_Exercise description_: Make an exact copy of each entry, leaving out every picture.
■ ■ ■ ■ ■ ■ ■
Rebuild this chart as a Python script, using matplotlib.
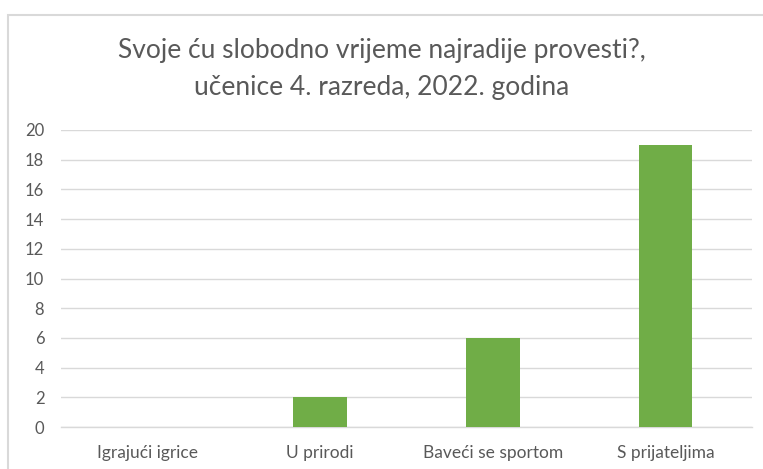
import matplotlib
matplotlib.use("Agg")
import matplotlib.pyplot as plt
from matplotlib.patches import Rectangle

categories = ["Igrajući igrice", "U prirodi", "Baveći se sportom", "S prijateljima"]
values = [0, 2, 6, 19]
yticks = [0, 2, 4, 6, 8, 10, 12, 14, 16, 18, 20]
title = "Svoje ću slobodno vrijeme najradije provesti?,\nučenice 4. razreda, 2022. godina"

plt.rcParams['font.family'] = ['Lato', 'DejaVu Sans']
text_color = "#595959"
grid_color = "#D9D9D9"
bar_color = "#70AD47"

fig = plt.figure(figsize=(7.63, 4.69), dpi=100)
fig.patch.set_facecolor("white")
# chart border
fig.patches.append(Rectangle((8/763, -0.05), 2, 1.0 - 15/469 + 0.05, transform=fig.transFigure,
                             fill=False, edgecolor=grid_color, linewidth=1.5))

ax = fig.add_axes([61/763, 42/469, (752-61)/763, (427-130)/469])
x = range(len(categories))
ax.bar(x, values, width=0.31, color=bar_color, zorder=3)
ax.set_xlim(-0.5, len(categories) - 0.5)
ax.set_ylim(0, 20)
ax.set_yticks(yticks)
ax.set_xticks(list(x))
ax.set_xticklabels(categories)
ax.yaxis.grid(True, color=grid_color, linewidth=1)
ax.set_axisbelow(True)
for s in ["top", "right", "left"]:
    ax.spines[s].set_visible(False)
ax.spines["bottom"].set_color(grid_color)
ax.spines["bottom"].set_linewidth(1)
ax.tick_params(axis="y", length=0, colors=text_color, labelsize=12, pad=12)
ax.tick_params(axis="x", length=0, colors=text_color, labelsize=12.5, pad=13)

fig.text(0.5, 1 - 69/469, title, ha="center", va="center", fontsize=19,
         color=text_color, linespacing=1.6)

fig.savefig("out.png", dpi=100)
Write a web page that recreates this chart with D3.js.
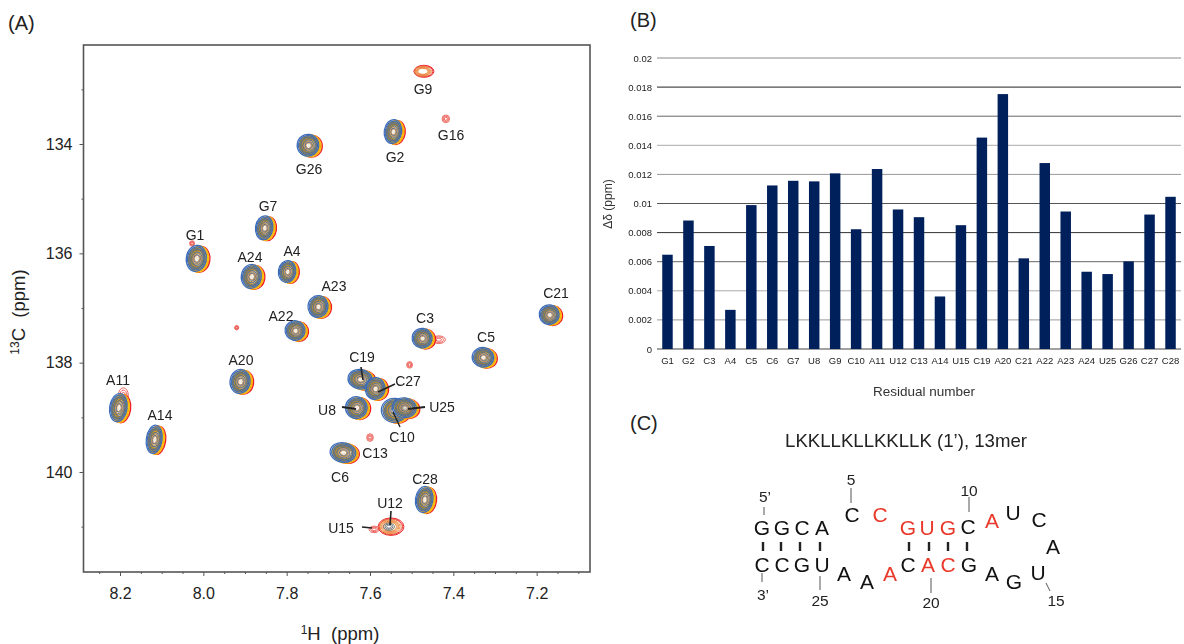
■ ■ ■ ■ ■ ■ ■
_Answer in full_:
Rebuild this chart as a Python script, using matplotlib.
import matplotlib
matplotlib.use("Agg")
import matplotlib.pyplot as plt
from matplotlib.patches import Rectangle

categories = ["Igrajući igrice", "U prirodi", "Baveći se sportom", "S prijateljima"]
values = [0, 2, 6, 19]
yticks = [0, 2, 4, 6, 8, 10, 12, 14, 16, 18, 20]
title = "Svoje ću slobodno vrijeme najradije provesti?,\nučenice 4. razreda, 2022. godina"

plt.rcParams['font.family'] = ['Lato', 'DejaVu Sans']
text_color = "#595959"
grid_color = "#D9D9D9"
bar_color = "#70AD47"

fig = plt.figure(figsize=(7.63, 4.69), dpi=100)
fig.patch.set_facecolor("white")
# chart border
fig.patches.append(Rectangle((8/763, -0.05), 2, 1.0 - 15/469 + 0.05, transform=fig.transFigure,
                             fill=False, edgecolor=grid_color, linewidth=1.5))

ax = fig.add_axes([61/763, 42/469, (752-61)/763, (427-130)/469])
x = range(len(categories))
ax.bar(x, values, width=0.31, color=bar_color, zorder=3)
ax.set_xlim(-0.5, len(categories) - 0.5)
ax.set_ylim(0, 20)
ax.set_yticks(yticks)
ax.set_xticks(list(x))
ax.set_xticklabels(categories)
ax.yaxis.grid(True, color=grid_color, linewidth=1)
ax.set_axisbelow(True)
for s in ["top", "right", "left"]:
    ax.spines[s].set_visible(False)
ax.spines["bottom"].set_color(grid_color)
ax.spines["bottom"].set_linewidth(1)
ax.tick_params(axis="y", length=0, colors=text_color, labelsize=12, pad=12)
ax.tick_params(axis="x", length=0, colors=text_color, labelsize=12.5, pad=13)

fig.text(0.5, 1 - 69/469, title, ha="center", va="center", fontsize=19,
         color=text_color, linespacing=1.6)

fig.savefig("out.png", dpi=100)
Write a web page that recreates this chart with D3.js.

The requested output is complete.